Metal-on-Metal Hip Implants Have Higher Fail Rates
Study: All-Metal Hip Replacements Fail Faster Than Other Types
Metal Implants vs. Non-Metal continued...
The new study, which is published in the Lancet, tracked more than 31,000 metal-on-metal replacement hips implanted in patients in the U.K. between 2003 and 2011.
The registry also includes information on more than 371,000 artificial hips made from other materials.
The study excluded the recalled ASR implants.
Compared to patients who got hips made with ceramic and plastic weight-bearing surfaces, patients who got all-metal hip replacements were significantly more likely to need revision surgery within the first few years of use.
The study shows 6.2% of all-metal implants required corrective surgery, usually to replace the implant, within five years.
“The [revision rate for] metal-on-metal in women is an order of three to four times higher, and in men, it’s an order of two to three times higher, depending on their [implant] head size and the age of the patient,” Blom says.
Blom says it’s not clear why women seem to be having more problems with metal implants, but there are some working theories.
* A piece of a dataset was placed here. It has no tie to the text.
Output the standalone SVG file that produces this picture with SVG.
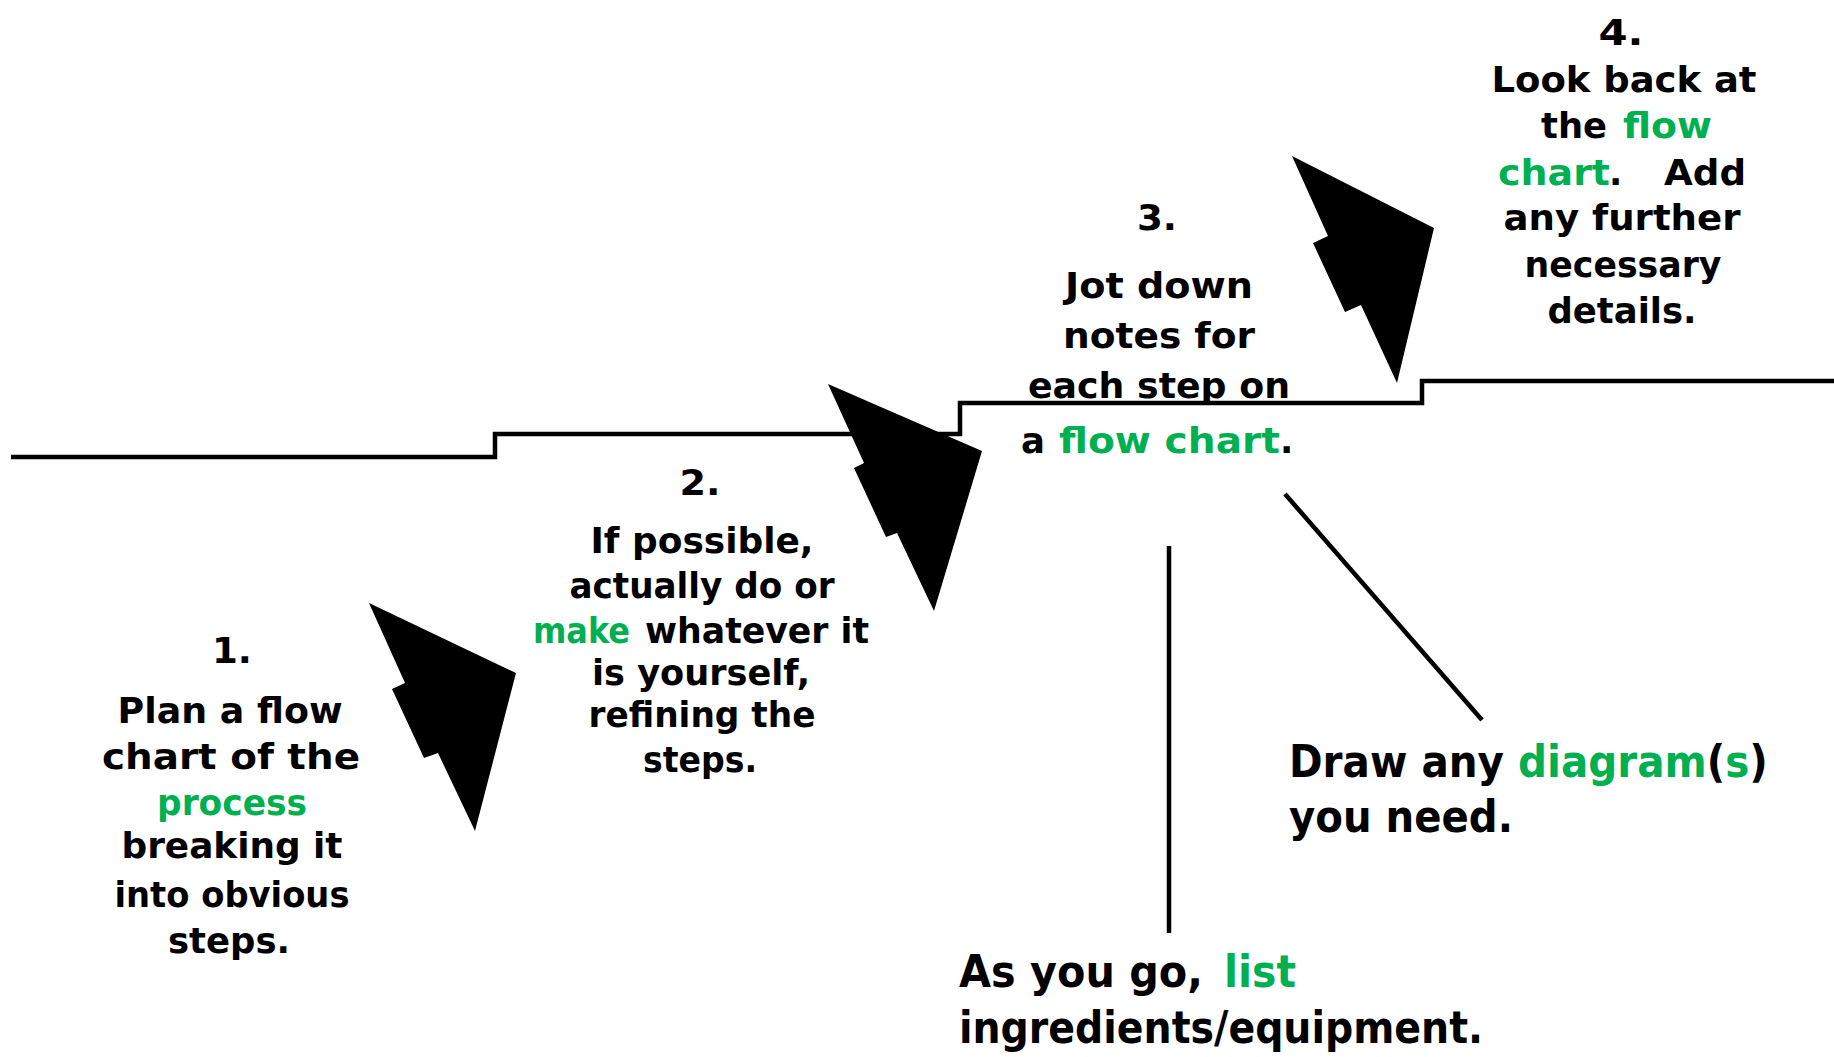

“Women do seem to be more sensitive to the metal,” he says.
Anatomy might also be a factor.
“It might be that their implants might be implanted at slightly different angles,” creating more wear on the joint surfaces, says Blom. And because more women than men suffer from osteoporosis, they often start with weaker bones to support their new joints. That bone may break down more quickly if the new joints cause inflammation.
The problems also appear to be worse for patients who got all-metal implants made around 2004, when many manufacturers changed their implant designs to increase the size of the head. The head is the ball of the joint that fits into the hip socket.
Companies hoped larger heads would make the implants safer for patients since mechanical models showed they could reduce wear and make it less likely that the joints would dislocate. Dislocation is a major reason people need corrective surgeries.
Instead, however, the new study finds implants with the largest heads are failing faster than those that aren’t as big.
Researchers said they were particularly shocked by that finding. “The head-size effect, we weren’t expecting it to be going in almost the opposite direction as what was predicted,” says researcher Alison J. Smith, MSC, who works with Blom in the department of orthopedic surgery at the University of Bristol.